Message passing is the fundamental computational paradigm underlying Graph Neural Networks and many distributed algorithms. In a graph, nodes iteratively exchange information (messages) with their neighbors to compute a collective outcome.

• Process: Each node:
  1. Aggregates messages from its neighboring nodes.
  2. Updates its own internal state (or representation) based on the aggregated messages and its previous state.
  3. Potentially sends a new message to neighbors.
• Role in GNNs: This is the core operation of a GNN layer. The final node representations (embeddings) are the product of several rounds of message passing, capturing increasingly broader structural context.
• Direct Observability Analogy: In a multi-agent system, the actual communication between agents (e.g., via a message bus) forms a real-world message-passing graph, which can be directly modeled and embedded.

A graph database is a database management system that uses graph structures (nodes, edges, properties) as its primary data model. It is optimized for storing and querying complex, interconnected data like agent interaction networks.

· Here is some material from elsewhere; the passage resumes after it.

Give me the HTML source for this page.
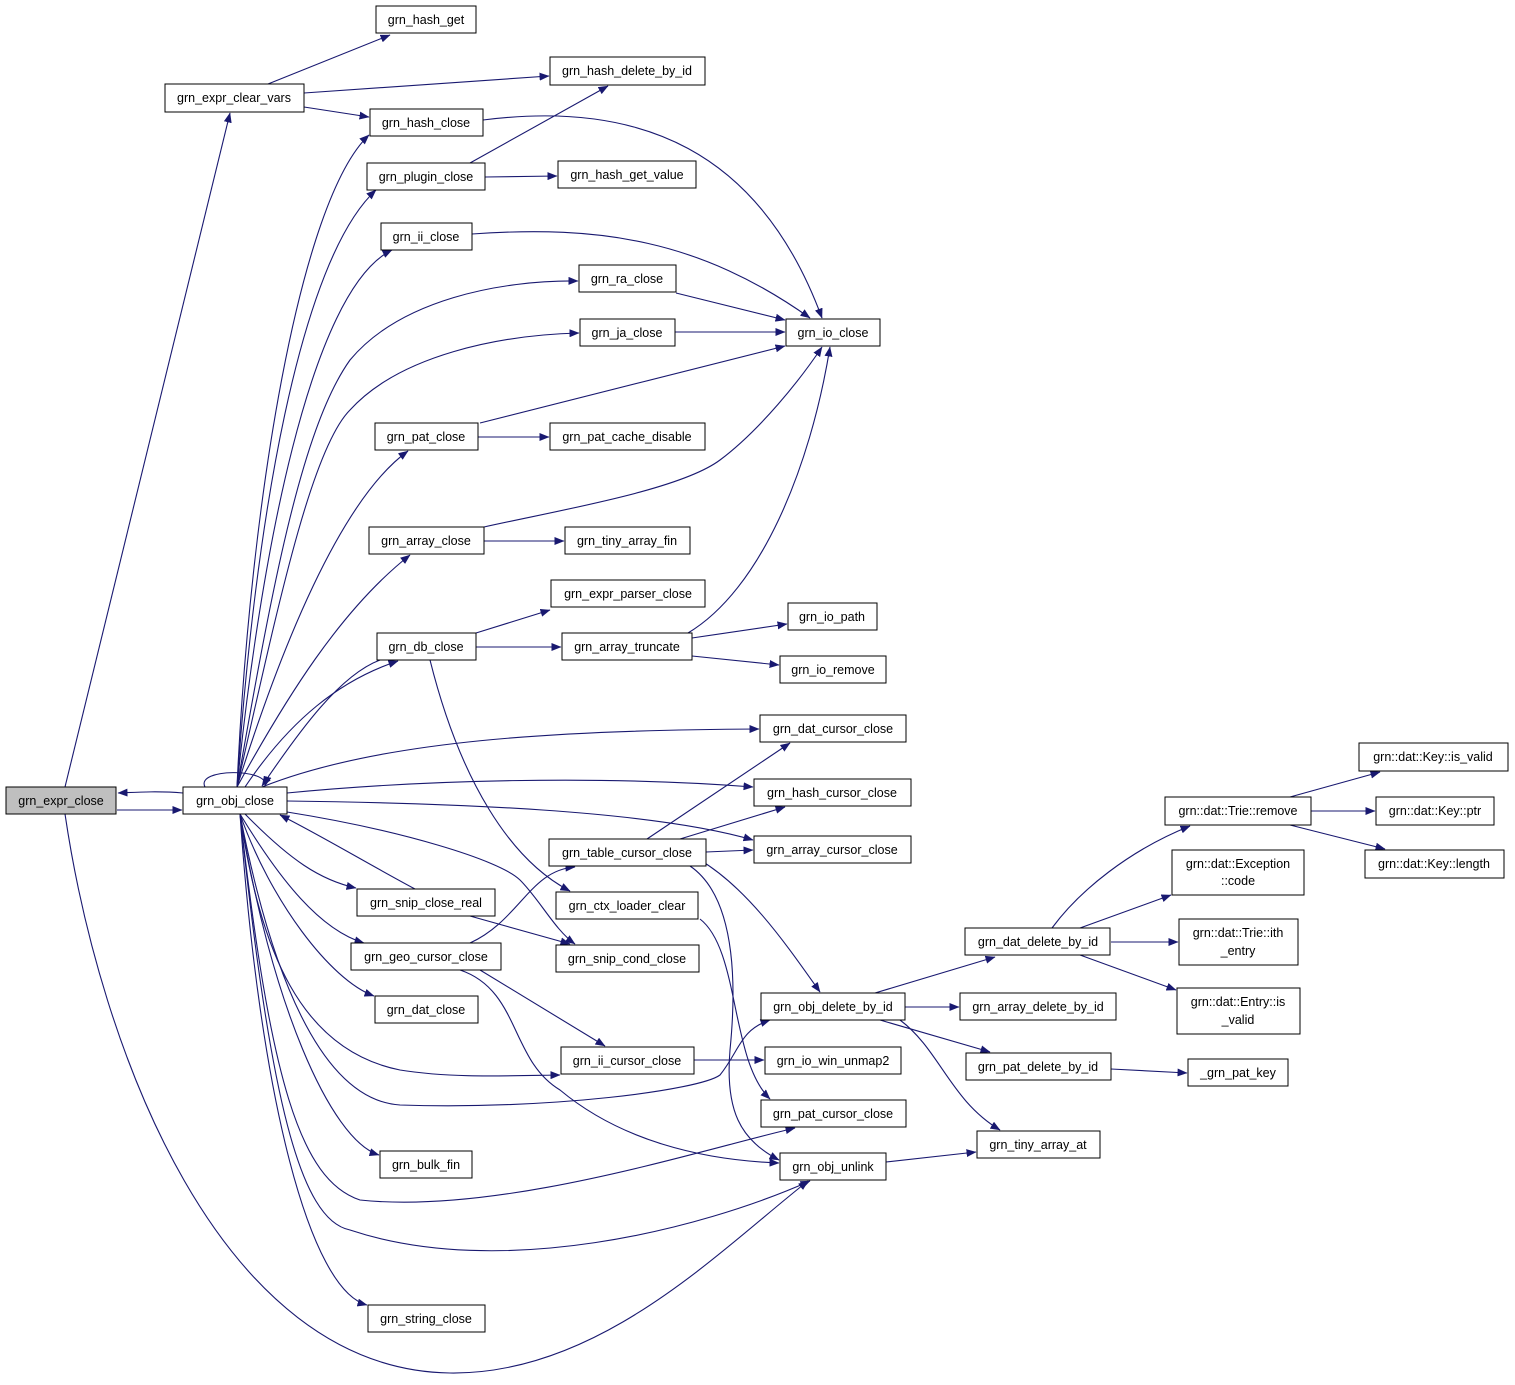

• Native vs. Non-Native: Native graph databases (e.g., Neo4j) store data physically as a graph, leading to efficient traversals. Non-native systems use a different storage engine with a graph API on top.
• Query Language: Systems like Neo4j use Cypher, a declarative language for expressive graph pattern matching (e.g., MATCH (a:Agent)-[:CALLED]->(t:Tool)).
• Embedding Pipeline Role: Graph databases serve as the authoritative source of truth for the interaction graph. The stored graph is then sampled or queried to create training datasets for graph embedding models. Embeddings can also be stored back in the database as node properties for fast similarity search.